_Work to complete_
Write out every line of the material as it stands, apart from the pictures.

_Data segment_

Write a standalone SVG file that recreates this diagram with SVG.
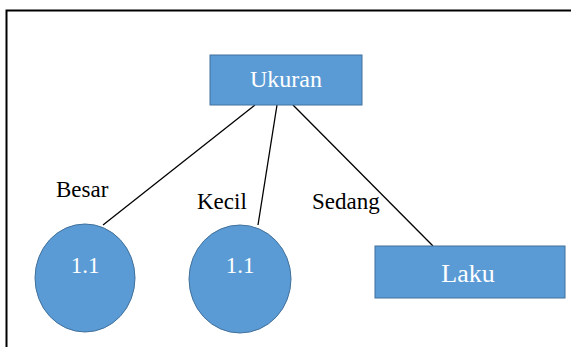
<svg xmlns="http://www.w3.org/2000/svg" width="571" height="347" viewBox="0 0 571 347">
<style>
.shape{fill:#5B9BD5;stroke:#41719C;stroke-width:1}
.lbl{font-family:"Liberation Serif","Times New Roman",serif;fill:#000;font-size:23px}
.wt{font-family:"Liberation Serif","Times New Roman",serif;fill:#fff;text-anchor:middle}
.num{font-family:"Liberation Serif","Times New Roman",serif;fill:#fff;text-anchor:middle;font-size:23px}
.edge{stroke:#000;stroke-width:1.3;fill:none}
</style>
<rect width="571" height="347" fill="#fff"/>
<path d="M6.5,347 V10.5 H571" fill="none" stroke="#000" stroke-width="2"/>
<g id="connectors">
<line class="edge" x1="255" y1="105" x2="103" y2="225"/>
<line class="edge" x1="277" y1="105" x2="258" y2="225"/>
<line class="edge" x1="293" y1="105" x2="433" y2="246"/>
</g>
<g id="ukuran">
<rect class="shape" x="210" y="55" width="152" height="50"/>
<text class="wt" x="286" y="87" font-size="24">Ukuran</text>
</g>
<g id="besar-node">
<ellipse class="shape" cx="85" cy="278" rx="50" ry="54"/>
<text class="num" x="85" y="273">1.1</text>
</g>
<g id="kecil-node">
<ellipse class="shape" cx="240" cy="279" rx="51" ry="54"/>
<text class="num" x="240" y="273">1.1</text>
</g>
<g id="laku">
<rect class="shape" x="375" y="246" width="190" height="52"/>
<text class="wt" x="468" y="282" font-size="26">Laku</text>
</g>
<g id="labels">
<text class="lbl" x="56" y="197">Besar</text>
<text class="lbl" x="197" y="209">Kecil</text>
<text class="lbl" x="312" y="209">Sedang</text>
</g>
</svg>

_Exercise result_
Write a standalone SVG file that recreates this diagram with SVG.
<svg xmlns="http://www.w3.org/2000/svg" width="571" height="347" viewBox="0 0 571 347">
<style>
.shape{fill:#5B9BD5;stroke:#41719C;stroke-width:1}
.lbl{font-family:"Liberation Serif","Times New Roman",serif;fill:#000;font-size:23px}
.wt{font-family:"Liberation Serif","Times New Roman",serif;fill:#fff;text-anchor:middle}
.num{font-family:"Liberation Serif","Times New Roman",serif;fill:#fff;text-anchor:middle;font-size:23px}
.edge{stroke:#000;stroke-width:1.3;fill:none}
</style>
<rect width="571" height="347" fill="#fff"/>
<path d="M6.5,347 V10.5 H571" fill="none" stroke="#000" stroke-width="2"/>
<g id="connectors">
<line class="edge" x1="255" y1="105" x2="103" y2="225"/>
<line class="edge" x1="277" y1="105" x2="258" y2="225"/>
<line class="edge" x1="293" y1="105" x2="433" y2="246"/>
</g>
<g id="ukuran">
<rect class="shape" x="210" y="55" width="152" height="50"/>
<text class="wt" x="286" y="87" font-size="24">Ukuran</text>
</g>
<g id="besar-node">
<ellipse class="shape" cx="85" cy="278" rx="50" ry="54"/>
<text class="num" x="85" y="273">1.1</text>
</g>
<g id="kecil-node">
<ellipse class="shape" cx="240" cy="279" rx="51" ry="54"/>
<text class="num" x="240" y="273">1.1</text>
</g>
<g id="laku">
<rect class="shape" x="375" y="246" width="190" height="52"/>
<text class="wt" x="468" y="282" font-size="26">Laku</text>
</g>
<g id="labels">
<text class="lbl" x="56" y="197">Besar</text>
<text class="lbl" x="197" y="209">Kecil</text>
<text class="lbl" x="312" y="209">Sedang</text>
</g>
</svg>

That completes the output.